Our Writing Britain exhibition had suggested ways that the landscapes of Britain permeate and influence our great works of literature, focussing on six 'thematic snapshots': the writing of our cities and suburbs, our rural and wild places, and what we termed Waterlands. During questions at Cheltenham, the audience picked up strongly on the latter theme, one questioner reminding us that Britain was not only (as I had foolishly claimed in my introduction) AN island... but equally encompasses groups of smaller islands.
It is clear that the history of Britain has to a large extent been determined and nourished by its waterways, lakes, and surrounding seas. British literature has been no less powerfully shaped by images of these Waterlands: the cycles of rebirth and renewal driven by descriptions of rivers, or the possibilities for transgression or transition in seaside spaces.
It is these liminal coastal sites - perfectly fragile, impenetrably wild - that I continue to find endlessly fascinating, and reassuringly overpowering.
Of course, a huge part of the attraction of the seaside stems from the coastal carnivalesque: from what Philip Larkin affectionately half-remembered as the 'miniature gaiety of seasides' in his poem 'To the Sea' (a literary tradition that stretches back to Jane Austen's two final novels, Persuasion and the unfinished Sanditon), to seedier seaside romps on Graham Greene's (or, for that matter, Patrick Hamilton's) Brighton Piers.
However, before holiday-makers ('beside [themselves] with glee') would 'stroll upon the Prom, Prom, Prom', poet Matthew Arnold had heard 'a grating roar' at Dover Beach, heralding the 'eternal note of sadness' of lonely coastal sites. The empty non-space, 'where the sea meets the moon-blanched land', that Arnold evokes in 'Dover Beach' in the early 1850s, still mercilessly pits the smallness of man against the vast openness of the oceans; mercilessly, yet hypnotically and irresistibly too, I find.
Arnold had posited love as the only way to illuminate the otherwise 'darkling plain' of human existence, an image I thought of this weekend when visiting the new Pace London exhibition of 'Dark Painting and Seascapes' that pairs eight acrylic 'Dark Paintings' by Mark Rothko with eight gelatin silver prints by Hiroshi Sugimoto. Sugimoto has been creating seascapes for decades, and for this show displays contemporary photographs of bodies of water - from the Bay of Sagami to Arnold's English Channel -, each structured by a stark horizontal line dividing sea and sky. The black and grey of the divided photographs echo and comment on Rothko's so-called 'Dark Paintings' - two rectangles of mostly black and grey - with which they alternate in the gallery space. Although the titles of Sugimoto's photographs reference topographically distinct places, they evoke what the artist calls 'internal seascapes' that (like Rothko's paintings, and indeed many literary descriptions of coastlines) push the viewer towards the limits of consciousness and perception.

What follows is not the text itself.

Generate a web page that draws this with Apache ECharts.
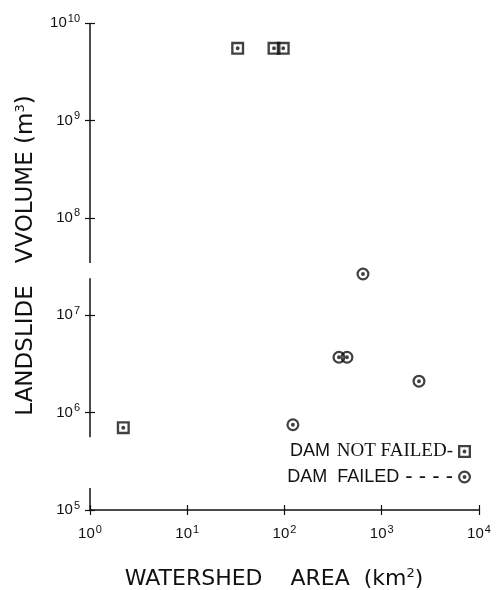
<!DOCTYPE html>
<html lang="en" style="height: 100%">
<head>
  <meta charset="utf-8">
  <title>Landslide volume vs watershed area</title>
</head>
<body style="height: 100%; margin: 0; background: #fff">
  <div id="container" style="width: 498px; height: 590px"></div>

  <script type="text/javascript" src="https://cdn.jsdelivr.net/npm/echarts@6/dist/echarts.min.js"></script>

  <script type="text/javascript">
    var dom = document.getElementById('container');
    var myChart = echarts.init(dom, null, { renderer: 'canvas' });

    // watershed area (km2) and landslide volume (m3)
    const notFailedArea = [2.2, 33, 78, 97];
    const notFailedVolume = [7e5, 5.5e9, 5.5e9, 5.5e9];
    const failedArea = [122, 363, 439, 641, 2415];
    const failedVolume = [7.5e5, 3.7e6, 3.7e6, 2.65e7, 2.1e6];
    // the y axis of the original is broken twice, null = gap
    const yAxisPieces = [1e5, 1.68e5, null, 5.6e5, 2.4e7, null, 3.44e7, 1e10];

    const ink = '#111';
    // square / circle outline with a dot in the middle
    const squareDot = 'path://M0,0H10V10H0Z M1.8,1.8V8.2H8.2V1.8Z M3.5,5A1.5,1.5 0 1,1 6.5,5A1.5,1.5 0 1,1 3.5,5Z';
    const circleDot = 'path://M0,5A5,5 0 1,1 10,5A5,5 0 1,1 0,5Z M1.7,5A3.3,3.3 0 1,0 8.3,5A3.3,3.3 0 1,0 1.7,5Z M3.5,5A1.5,1.5 0 1,1 6.5,5A1.5,1.5 0 1,1 3.5,5Z';

    function pairs(xs, ys) {
      return xs.map(function (x, i) { return [x, ys[i]]; });
    }

    const powLabel = {
      color: ink,
      fontFamily: 'Liberation Sans',
      formatter: function (v) {
        return '{b|10}{s|' + Math.round(Math.log10(v)) + '}';
      },
      rich: {
        b: { fontSize: 15, fontFamily: 'Liberation Sans', color: ink },
        s: { fontSize: 11, fontFamily: 'Liberation Sans', color: ink, padding: [0, 0, 9, 1] }
      }
    };

    const titleRich = {
      s: { fontSize: 13, fontFamily: 'DejaVu Sans', color: ink, padding: [0, 0, 11, 0] }
    };

    function xAxisCfg(inside) {
      return {
        type: 'log',
        logBase: 10,
        min: 1,
        max: 1e4,
        splitNumber: 4,
        position: 'bottom',
        splitLine: { show: false },
        axisLine: { show: !inside, lineStyle: { color: ink, width: 1.5 } },
        axisTick: { show: true, inside: inside, length: 5, lineStyle: { color: ink, width: 1.2 } },
        axisLabel: inside ? { show: false } : Object.assign({ margin: 14 }, powLabel),
        name: inside ? '' : 'WATERSHED    AREA  (km{s|2})   ',
        nameLocation: 'middle',
        nameGap: 57,
        nameTextStyle: { fontSize: 22, fontFamily: 'DejaVu Sans', color: ink, rich: titleRich }
      };
    }

    function yAxisCfg(inside) {
      return {
        type: 'log',
        logBase: 10,
        min: 1e5,
        max: 1e10,
        splitNumber: 5,
        position: 'left',
        splitLine: { show: false },
        axisLine: { show: false },
        axisTick: { show: true, inside: inside, length: 5, lineStyle: { color: ink, width: 1.2 } },
        axisLabel: inside ? { show: false } : Object.assign({ margin: 10 }, powLabel),
        name: inside ? '' : '   LANDSLIDE   VVOLUME (m{s|3})',
        nameLocation: 'middle',
        nameRotate: 90,
        nameGap: 52,
        nameTextStyle: { fontSize: 23, fontFamily: 'DejaVu Sans', color: ink, rich: titleRich }
      };
    }

    var option = {
      backgroundColor: '#fff',
      animation: false,
      grid: {
        left: 90,
        right: 19,
        top: 23,
        bottom: 80,
        containLabel: false,
        outerBoundsMode: 'none'
      },
      xAxis: [xAxisCfg(false), xAxisCfg(true)],
      yAxis: [yAxisCfg(false), yAxisCfg(true)],
      legend: {
        data: ['notFailed', 'failed'],
        orient: 'vertical',
        align: 'right',
        right: 22,
        top: 437,
        itemWidth: 13,
        itemHeight: 13,
        itemGap: 5,
        selectedMode: false,
        formatter: function (name) {
          return name === 'notFailed'
            ? '{a|DAM}  {b|NOT FAILED-}'
            : '{a|DAM  FAILED}{d| - - - -}';
        },
        textStyle: {
          color: ink,
          rich: {
            a: { fontSize: 18, fontFamily: 'Liberation Sans', color: ink },
            b: { fontSize: 19, fontFamily: 'Liberation Serif', color: ink },
            d: { fontSize: 22, fontFamily: 'Liberation Sans', color: ink }
          }
        }
      },
      series: [
        {
          name: 'yAxisLine',
          type: 'line',
          silent: true,
          symbol: 'none',
          connectNulls: false,
          lineStyle: { color: ink, width: 1.5 },
          data: yAxisPieces.map(function (v) { return [1, v == null ? '-' : v]; }),
          z: 1
        },
        {
          name: 'notFailed',
          type: 'scatter',
          symbol: squareDot,
          symbolSize: 13,
          itemStyle: { color: ink },
          data: pairs(notFailedArea, notFailedVolume)
        },
        {
          name: 'failed',
          type: 'scatter',
          symbol: circleDot,
          symbolSize: 13,
          itemStyle: { color: ink },
          data: pairs(failedArea, failedVolume)
        }
      ]
    };

    myChart.setOption(option);
    window.addEventListener('resize', myChart.resize);
  </script>
</body>
</html>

At their most affecting, Sugimoto's photographs offer a series of brief moments on the threshold between sea and sky: a patch of light, a whisper of breaking wave; a littoral (and liminal) luminosity that transfixes... before it disappears. For all the 'grating roar' of the advancing and retreating waves, it is this fragile impermanence of seaside spaces that I find most captivating.
In the session following our talk at the Cheltenham Festival, Robert MacFarlane did battle with the thunder and rain (magnified to an Arnold-like roar under the canvas venue) to recount stories of wild walking along The Old Ways. One of these disused, traditional paths that MacFarlane followed is called The Broomway, a public right of way across mudflats off the Essex coast: 'a path that is no path', claimed and covered by the tides.
Hearing about (and now incited/excited to walk) the invisible trajectory of the tidal Broomway reminded me of the sole manuscript of Matthew Arnold's 'Dover Beach', which we have in the British Library's collections of literary manuscripts (Ashley MS 17)- dated to around 1851. Only the first twenty-eight lightly pencilled lines are extant in Arnold's manuscript, though they are so faintly written as to be now barely visible. At times, you lose the verbal flow altogether, tugged along through the handwritten text only by the under-current of the poem we know so well today. Pencil footprints in the sand, fleeting like the light between sea and sky in Sugimoto's photographs. A delicate physical artefact, but whose emotional power still roars across the 'naked shingles of the world'.